▶ [TASK]:
An exact reproduction of the records is required, with all images left out.

____________

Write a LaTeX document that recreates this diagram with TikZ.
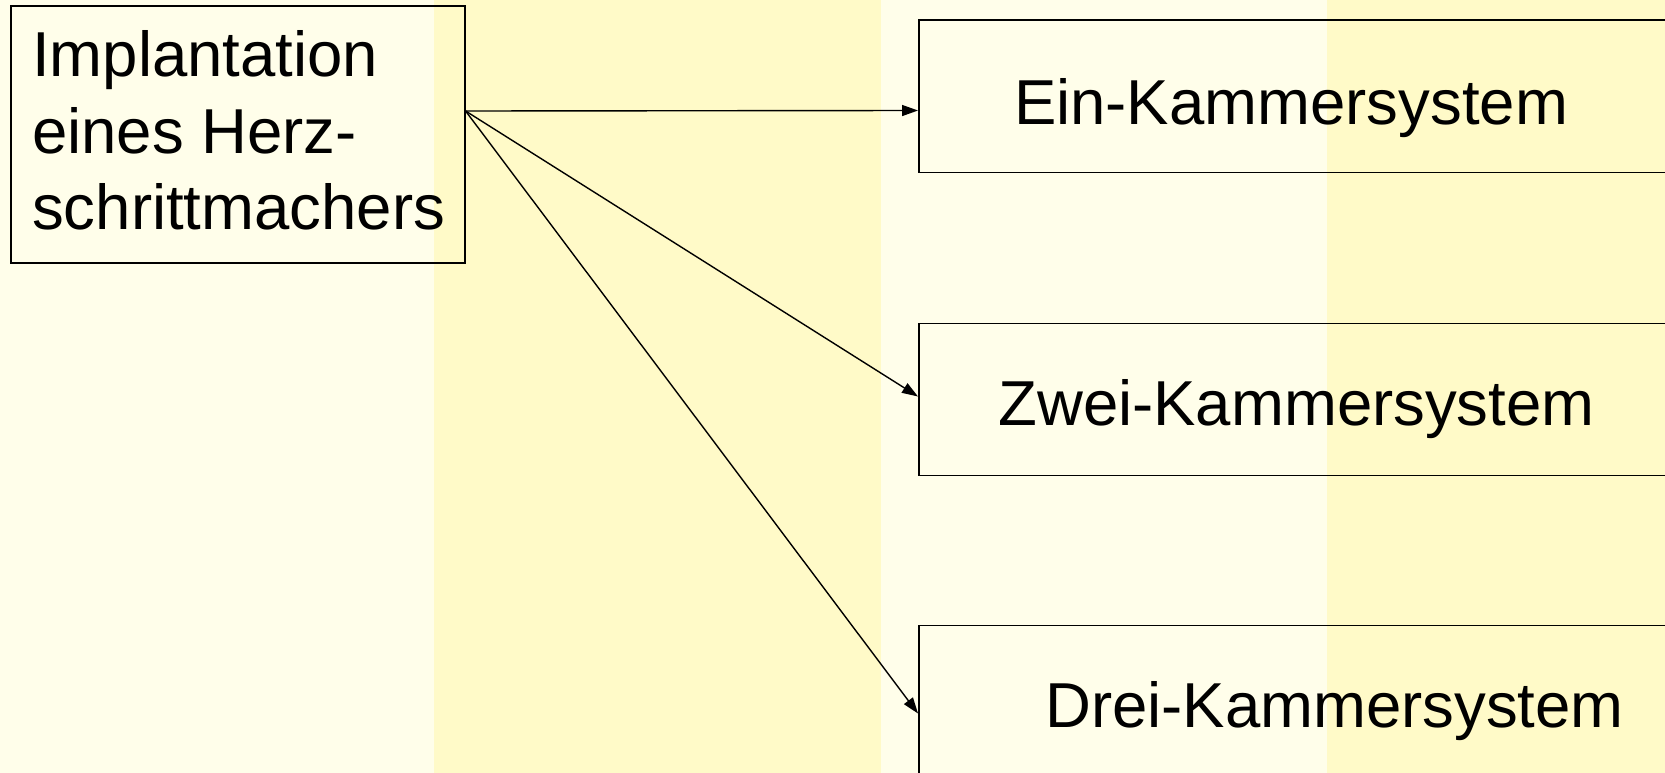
\documentclass[tikz,border=0pt]{standalone}
\usepackage{fontspec}
\setmainfont{Liberation Sans}
\usetikzlibrary{arrows.meta,calc}
\definecolor{stripeLight}{HTML}{FFFEEA}
\definecolor{stripeDark}{HTML}{FFFAC8}
\begin{document}
\begin{tikzpicture}[x=1bp,y=-1bp,
  box/.style={draw=black, line width=1.6bp, rectangle, inner sep=0pt},
  label/.style={font=\fontsize{63.5bp}{76bp}\selectfont, inner sep=0pt},
  conn/.style={line width=1.4bp, -{Triangle[length=16bp,width=11bp]}}]
\useasboundingbox (0,0) rectangle (1665,773);
\clip (0,0) rectangle (1665,773);
% background stripes
\fill[stripeLight] (0,0) rectangle (434,773);
\fill[stripeDark] (434,0) rectangle (881,773);
\fill[stripeLight] (881,0) rectangle (1327,773);
\fill[stripeDark] (1327,0) rectangle (1665,773);

% source box (the base anchor of the three-line text is its last baseline)
\node[box, anchor=north west, minimum width=454bp, minimum height=257bp] (impl) at (10,5) {};
\node[label, anchor=base west, align=left] (impltext) at (32,229) {Implantation\\eines Herz-\\schrittmachers};

% target boxes
\node[box, anchor=north west, minimum width=800bp, minimum height=152bp] (ein) at (918,19.5) {};
\node[label, anchor=base] (eintext) at (1291,124) {Ein-Kammersystem};
\node[box, anchor=north west, minimum width=800bp, minimum height=152bp] (zwei) at (918,322.5) {};
\node[label, anchor=base] (zweitext) at (1296.5,425.5) {Zwei-Kammersystem};
\node[box, anchor=north west, minimum width=800bp, minimum height=152bp] (drei) at (918,624.5) {};
\node[label, anchor=base] (dreitext) at (1334.5,727) {Drei-Kammersystem};

% connectors
\coordinate (src) at ($(impl.north east)+(0,106)$);
\draw[conn] (src) -- ($(ein.north west)+(0,91)$);
\draw[conn] (src) -- ($(zwei.north west)+(0,74)$);
\draw[conn] (src) -- ($(drei.north west)+(0,89)$);
\end{tikzpicture}
\end{document}
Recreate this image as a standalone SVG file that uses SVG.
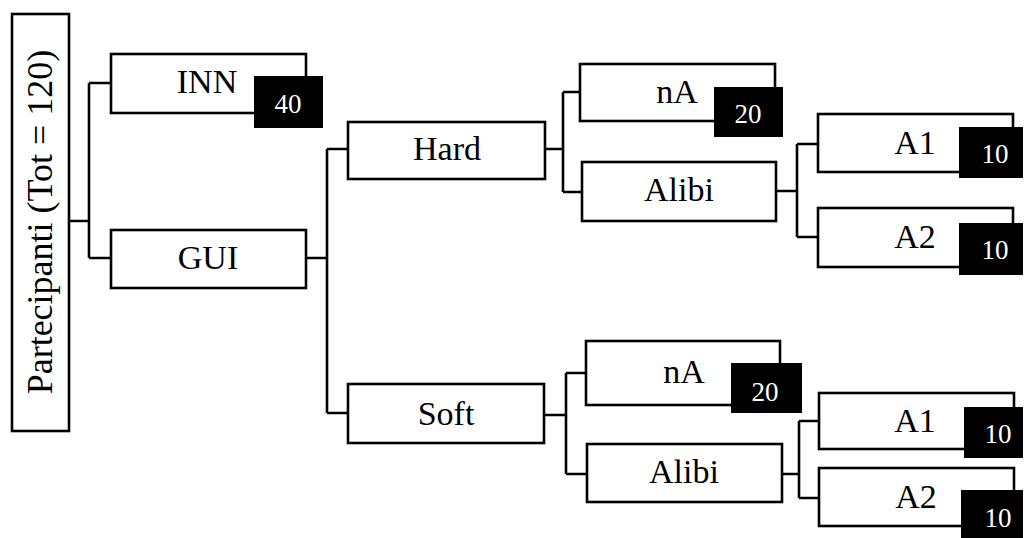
<svg xmlns="http://www.w3.org/2000/svg" width="1025" height="538" viewBox="0 0 1025 538">
<style>
.box{fill:#fff;stroke:#000;stroke-width:2.6}
.badge{fill:#000;stroke:none}
.lbl{font-family:"Liberation Serif","Times New Roman",serif;font-size:34px;fill:#000;text-anchor:middle}
.num{font-family:"Liberation Serif","Times New Roman",serif;font-size:27px;fill:#fff;text-anchor:middle}
.conn{fill:none;stroke:#000;stroke-width:2.6}
</style>
<rect width="1025" height="538" fill="#fff"/>
<g id="connectors" class="conn">
<path d="M70 221H89M89 83V258M89 83H110M89 258H110"/>
<path d="M307 258H327M327 149V413M327 149H347M327 413H347"/>
<path d="M546 149H563M563 92V192M563 92H579M563 192H581"/>
<path d="M777 191H797M797 144V237M797 144H817M797 237H817"/>
<path d="M545 415H566M566 373V474M566 373H586M566 474H586"/>
<path d="M783 474H799M799 421V498M799 421H818M799 498H818"/>
</g>
<g id="partecipanti">
<rect class="box" x="12" y="14" width="57" height="417"/>
<text class="lbl" style="font-size:36px" transform="translate(52,222) rotate(-90)">Partecipanti (Tot = 120)</text>
</g>
<g id="inn">
<rect class="box" x="111" y="54" width="195" height="59"/>
<text class="lbl" x="207" y="93">INN</text>
<rect class="badge" x="254" y="76" width="69" height="52"/>
<text class="num" x="288" y="113">40</text>
</g>
<g id="gui">
<rect class="box" x="111" y="230" width="195" height="58"/>
<text class="lbl" x="208" y="269">GUI</text>
</g>
<g id="hard">
<rect class="box" x="348" y="122" width="197" height="57"/>
<text class="lbl" x="447" y="160">Hard</text>
</g>
<g id="hard-na">
<rect class="box" x="580" y="64" width="195" height="57"/>
<text class="lbl" x="677" y="103">nA</text>
<rect class="badge" x="714" y="87" width="69" height="50"/>
<text class="num" x="748" y="123">20</text>
</g>
<g id="hard-alibi">
<rect class="box" x="582" y="162" width="194" height="59"/>
<text class="lbl" x="679" y="201">Alibi</text>
</g>
<g id="hard-a1">
<rect class="box" x="818" y="114" width="195" height="58"/>
<text class="lbl" x="915" y="154">A1</text>
<rect class="badge" x="959" y="127" width="64" height="51"/>
<text class="num" x="995" y="163">10</text>
</g>
<g id="hard-a2">
<rect class="box" x="818" y="208" width="195" height="59"/>
<text class="lbl" x="915" y="248">A2</text>
<rect class="badge" x="959" y="223" width="64" height="52"/>
<text class="num" x="995" y="259">10</text>
</g>
<g id="soft">
<rect class="box" x="348" y="384" width="196" height="59"/>
<text class="lbl" x="446" y="425">Soft</text>
</g>
<g id="soft-na">
<rect class="box" x="586" y="341" width="194" height="64"/>
<text class="lbl" x="684" y="383">nA</text>
<rect class="badge" x="731" y="363" width="71" height="50"/>
<text class="num" x="765" y="401">20</text>
</g>
<g id="soft-alibi">
<rect class="box" x="587" y="444" width="195" height="58"/>
<text class="lbl" x="684" y="483">Alibi</text>
</g>
<g id="soft-a1">
<rect class="box" x="819" y="393" width="195" height="56"/>
<text class="lbl" x="915" y="432">A1</text>
<rect class="badge" x="964" y="407" width="59" height="51"/>
<text class="num" x="998" y="443">10</text>
</g>
<g id="soft-a2">
<rect class="box" x="819" y="468" width="195" height="58"/>
<text class="lbl" x="916" y="508">A2</text>
<rect class="badge" x="961" y="490" width="62" height="48"/>
<text class="num" x="998" y="527">10</text>
</g>
</svg>
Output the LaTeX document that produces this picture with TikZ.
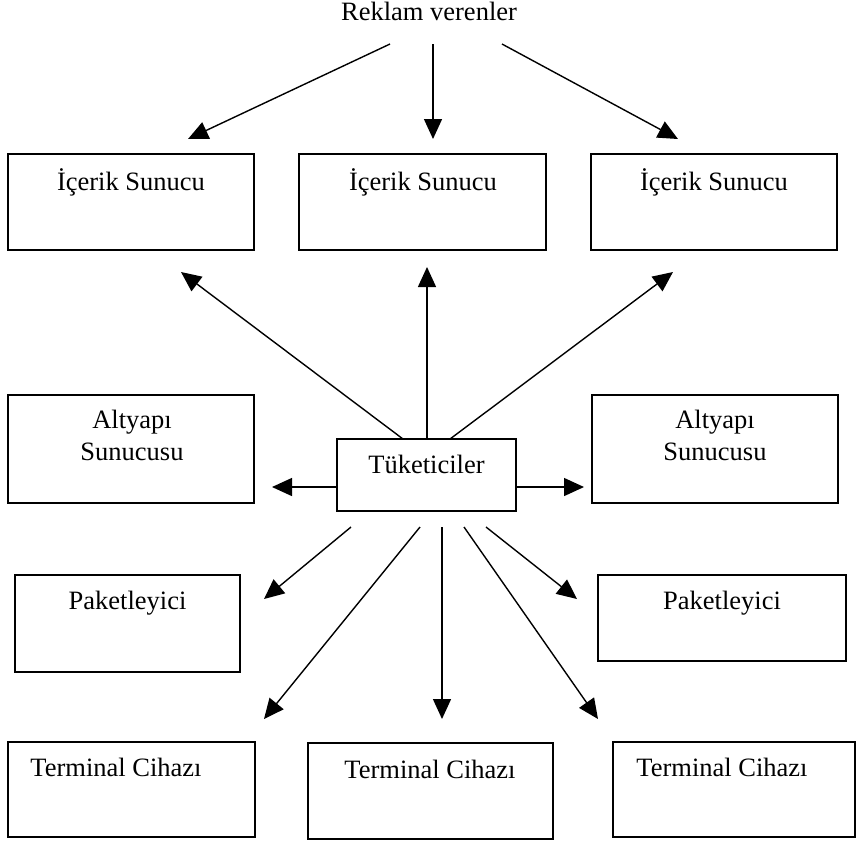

____________

▶ [SOLUTION TO THIS PROBLEM]:
Write a LaTeX document that recreates this diagram with TikZ.
\documentclass[tikz,border=0pt]{standalone}
\usepackage{fontspec}
\setmainfont{Liberation Sans}
\usetikzlibrary{arrows.meta,calc}
\definecolor{stripeLight}{HTML}{FFFEEA}
\definecolor{stripeDark}{HTML}{FFFAC8}
\begin{document}
\begin{tikzpicture}[x=1bp,y=-1bp,
  box/.style={draw=black, line width=1.6bp, rectangle, inner sep=0pt},
  label/.style={font=\fontsize{63.5bp}{76bp}\selectfont, inner sep=0pt},
  conn/.style={line width=1.4bp, -{Triangle[length=16bp,width=11bp]}}]
\useasboundingbox (0,0) rectangle (1665,773);
\clip (0,0) rectangle (1665,773);
% background stripes
\fill[stripeLight] (0,0) rectangle (434,773);
\fill[stripeDark] (434,0) rectangle (881,773);
\fill[stripeLight] (881,0) rectangle (1327,773);
\fill[stripeDark] (1327,0) rectangle (1665,773);

% source box (the base anchor of the three-line text is its last baseline)
\node[box, anchor=north west, minimum width=454bp, minimum height=257bp] (impl) at (10,5) {};
\node[label, anchor=base west, align=left] (impltext) at (32,229) {Implantation\\eines Herz-\\schrittmachers};

% target boxes
\node[box, anchor=north west, minimum width=800bp, minimum height=152bp] (ein) at (918,19.5) {};
\node[label, anchor=base] (eintext) at (1291,124) {Ein-Kammersystem};
\node[box, anchor=north west, minimum width=800bp, minimum height=152bp] (zwei) at (918,322.5) {};
\node[label, anchor=base] (zweitext) at (1296.5,425.5) {Zwei-Kammersystem};
\node[box, anchor=north west, minimum width=800bp, minimum height=152bp] (drei) at (918,624.5) {};
\node[label, anchor=base] (dreitext) at (1334.5,727) {Drei-Kammersystem};

% connectors
\coordinate (src) at ($(impl.north east)+(0,106)$);
\draw[conn] (src) -- ($(ein.north west)+(0,91)$);
\draw[conn] (src) -- ($(zwei.north west)+(0,74)$);
\draw[conn] (src) -- ($(drei.north west)+(0,89)$);
\end{tikzpicture}
\end{document}
Recreate this image as a standalone SVG file that uses SVG.
<svg xmlns="http://www.w3.org/2000/svg" width="1025" height="538" viewBox="0 0 1025 538">
<style>
.box{fill:#fff;stroke:#000;stroke-width:2.6}
.badge{fill:#000;stroke:none}
.lbl{font-family:"Liberation Serif","Times New Roman",serif;font-size:34px;fill:#000;text-anchor:middle}
.num{font-family:"Liberation Serif","Times New Roman",serif;font-size:27px;fill:#fff;text-anchor:middle}
.conn{fill:none;stroke:#000;stroke-width:2.6}
</style>
<rect width="1025" height="538" fill="#fff"/>
<g id="connectors" class="conn">
<path d="M70 221H89M89 83V258M89 83H110M89 258H110"/>
<path d="M307 258H327M327 149V413M327 149H347M327 413H347"/>
<path d="M546 149H563M563 92V192M563 92H579M563 192H581"/>
<path d="M777 191H797M797 144V237M797 144H817M797 237H817"/>
<path d="M545 415H566M566 373V474M566 373H586M566 474H586"/>
<path d="M783 474H799M799 421V498M799 421H818M799 498H818"/>
</g>
<g id="partecipanti">
<rect class="box" x="12" y="14" width="57" height="417"/>
<text class="lbl" style="font-size:36px" transform="translate(52,222) rotate(-90)">Partecipanti (Tot = 120)</text>
</g>
<g id="inn">
<rect class="box" x="111" y="54" width="195" height="59"/>
<text class="lbl" x="207" y="93">INN</text>
<rect class="badge" x="254" y="76" width="69" height="52"/>
<text class="num" x="288" y="113">40</text>
</g>
<g id="gui">
<rect class="box" x="111" y="230" width="195" height="58"/>
<text class="lbl" x="208" y="269">GUI</text>
</g>
<g id="hard">
<rect class="box" x="348" y="122" width="197" height="57"/>
<text class="lbl" x="447" y="160">Hard</text>
</g>
<g id="hard-na">
<rect class="box" x="580" y="64" width="195" height="57"/>
<text class="lbl" x="677" y="103">nA</text>
<rect class="badge" x="714" y="87" width="69" height="50"/>
<text class="num" x="748" y="123">20</text>
</g>
<g id="hard-alibi">
<rect class="box" x="582" y="162" width="194" height="59"/>
<text class="lbl" x="679" y="201">Alibi</text>
</g>
<g id="hard-a1">
<rect class="box" x="818" y="114" width="195" height="58"/>
<text class="lbl" x="915" y="154">A1</text>
<rect class="badge" x="959" y="127" width="64" height="51"/>
<text class="num" x="995" y="163">10</text>
</g>
<g id="hard-a2">
<rect class="box" x="818" y="208" width="195" height="59"/>
<text class="lbl" x="915" y="248">A2</text>
<rect class="badge" x="959" y="223" width="64" height="52"/>
<text class="num" x="995" y="259">10</text>
</g>
<g id="soft">
<rect class="box" x="348" y="384" width="196" height="59"/>
<text class="lbl" x="446" y="425">Soft</text>
</g>
<g id="soft-na">
<rect class="box" x="586" y="341" width="194" height="64"/>
<text class="lbl" x="684" y="383">nA</text>
<rect class="badge" x="731" y="363" width="71" height="50"/>
<text class="num" x="765" y="401">20</text>
</g>
<g id="soft-alibi">
<rect class="box" x="587" y="444" width="195" height="58"/>
<text class="lbl" x="684" y="483">Alibi</text>
</g>
<g id="soft-a1">
<rect class="box" x="819" y="393" width="195" height="56"/>
<text class="lbl" x="915" y="432">A1</text>
<rect class="badge" x="964" y="407" width="59" height="51"/>
<text class="num" x="998" y="443">10</text>
</g>
<g id="soft-a2">
<rect class="box" x="819" y="468" width="195" height="58"/>
<text class="lbl" x="916" y="508">A2</text>
<rect class="badge" x="961" y="490" width="62" height="48"/>
<text class="num" x="998" y="527">10</text>
</g>
</svg>
Output the LaTeX document that produces this picture with TikZ.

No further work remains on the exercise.